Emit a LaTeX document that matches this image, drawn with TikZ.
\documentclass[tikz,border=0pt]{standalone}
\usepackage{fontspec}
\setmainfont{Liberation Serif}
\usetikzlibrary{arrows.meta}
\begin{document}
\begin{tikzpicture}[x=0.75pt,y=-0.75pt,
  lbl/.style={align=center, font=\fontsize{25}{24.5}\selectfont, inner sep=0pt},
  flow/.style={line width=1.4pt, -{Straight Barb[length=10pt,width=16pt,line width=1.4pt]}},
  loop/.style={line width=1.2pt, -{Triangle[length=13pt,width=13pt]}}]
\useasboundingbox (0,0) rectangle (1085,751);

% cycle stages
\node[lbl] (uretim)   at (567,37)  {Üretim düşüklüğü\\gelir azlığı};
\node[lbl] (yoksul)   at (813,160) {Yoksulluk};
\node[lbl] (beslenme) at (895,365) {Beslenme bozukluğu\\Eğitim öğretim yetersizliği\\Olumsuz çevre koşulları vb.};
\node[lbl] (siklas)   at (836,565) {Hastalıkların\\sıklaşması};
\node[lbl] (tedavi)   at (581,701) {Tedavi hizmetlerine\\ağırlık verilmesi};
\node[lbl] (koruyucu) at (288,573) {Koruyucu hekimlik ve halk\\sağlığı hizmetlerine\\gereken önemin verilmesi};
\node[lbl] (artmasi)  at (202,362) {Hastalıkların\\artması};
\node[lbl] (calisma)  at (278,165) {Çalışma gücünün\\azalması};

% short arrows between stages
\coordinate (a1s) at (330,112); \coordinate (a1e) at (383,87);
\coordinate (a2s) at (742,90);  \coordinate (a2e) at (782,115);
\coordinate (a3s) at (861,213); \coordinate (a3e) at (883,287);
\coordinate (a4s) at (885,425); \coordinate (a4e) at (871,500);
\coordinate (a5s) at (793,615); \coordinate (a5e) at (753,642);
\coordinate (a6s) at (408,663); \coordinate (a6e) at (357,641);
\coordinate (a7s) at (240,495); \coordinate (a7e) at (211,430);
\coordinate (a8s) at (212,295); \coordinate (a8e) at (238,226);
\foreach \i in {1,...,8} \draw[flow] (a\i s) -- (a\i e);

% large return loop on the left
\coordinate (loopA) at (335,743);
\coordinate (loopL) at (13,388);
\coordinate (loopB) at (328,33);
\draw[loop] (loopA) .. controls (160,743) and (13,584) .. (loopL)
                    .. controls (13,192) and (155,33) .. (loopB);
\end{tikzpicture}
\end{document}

· · ·

# [TASK DESCRIPTION]
Using the listing above, retype each line exactly.

# [CORRECT RESULT]
Emit a LaTeX document that matches this image, drawn with TikZ.
\documentclass[tikz,border=0pt]{standalone}
\usepackage{fontspec}
\setmainfont{Liberation Serif}
\usetikzlibrary{arrows.meta}
\begin{document}
\begin{tikzpicture}[x=0.75pt,y=-0.75pt,
  lbl/.style={align=center, font=\fontsize{25}{24.5}\selectfont, inner sep=0pt},
  flow/.style={line width=1.4pt, -{Straight Barb[length=10pt,width=16pt,line width=1.4pt]}},
  loop/.style={line width=1.2pt, -{Triangle[length=13pt,width=13pt]}}]
\useasboundingbox (0,0) rectangle (1085,751);

% cycle stages
\node[lbl] (uretim)   at (567,37)  {Üretim düşüklüğü\\gelir azlığı};
\node[lbl] (yoksul)   at (813,160) {Yoksulluk};
\node[lbl] (beslenme) at (895,365) {Beslenme bozukluğu\\Eğitim öğretim yetersizliği\\Olumsuz çevre koşulları vb.};
\node[lbl] (siklas)   at (836,565) {Hastalıkların\\sıklaşması};
\node[lbl] (tedavi)   at (581,701) {Tedavi hizmetlerine\\ağırlık verilmesi};
\node[lbl] (koruyucu) at (288,573) {Koruyucu hekimlik ve halk\\sağlığı hizmetlerine\\gereken önemin verilmesi};
\node[lbl] (artmasi)  at (202,362) {Hastalıkların\\artması};
\node[lbl] (calisma)  at (278,165) {Çalışma gücünün\\azalması};

% short arrows between stages
\coordinate (a1s) at (330,112); \coordinate (a1e) at (383,87);
\coordinate (a2s) at (742,90);  \coordinate (a2e) at (782,115);
\coordinate (a3s) at (861,213); \coordinate (a3e) at (883,287);
\coordinate (a4s) at (885,425); \coordinate (a4e) at (871,500);
\coordinate (a5s) at (793,615); \coordinate (a5e) at (753,642);
\coordinate (a6s) at (408,663); \coordinate (a6e) at (357,641);
\coordinate (a7s) at (240,495); \coordinate (a7e) at (211,430);
\coordinate (a8s) at (212,295); \coordinate (a8e) at (238,226);
\foreach \i in {1,...,8} \draw[flow] (a\i s) -- (a\i e);

% large return loop on the left
\coordinate (loopA) at (335,743);
\coordinate (loopL) at (13,388);
\coordinate (loopB) at (328,33);
\draw[loop] (loopA) .. controls (160,743) and (13,584) .. (loopL)
                    .. controls (13,192) and (155,33) .. (loopB);
\end{tikzpicture}
\end{document}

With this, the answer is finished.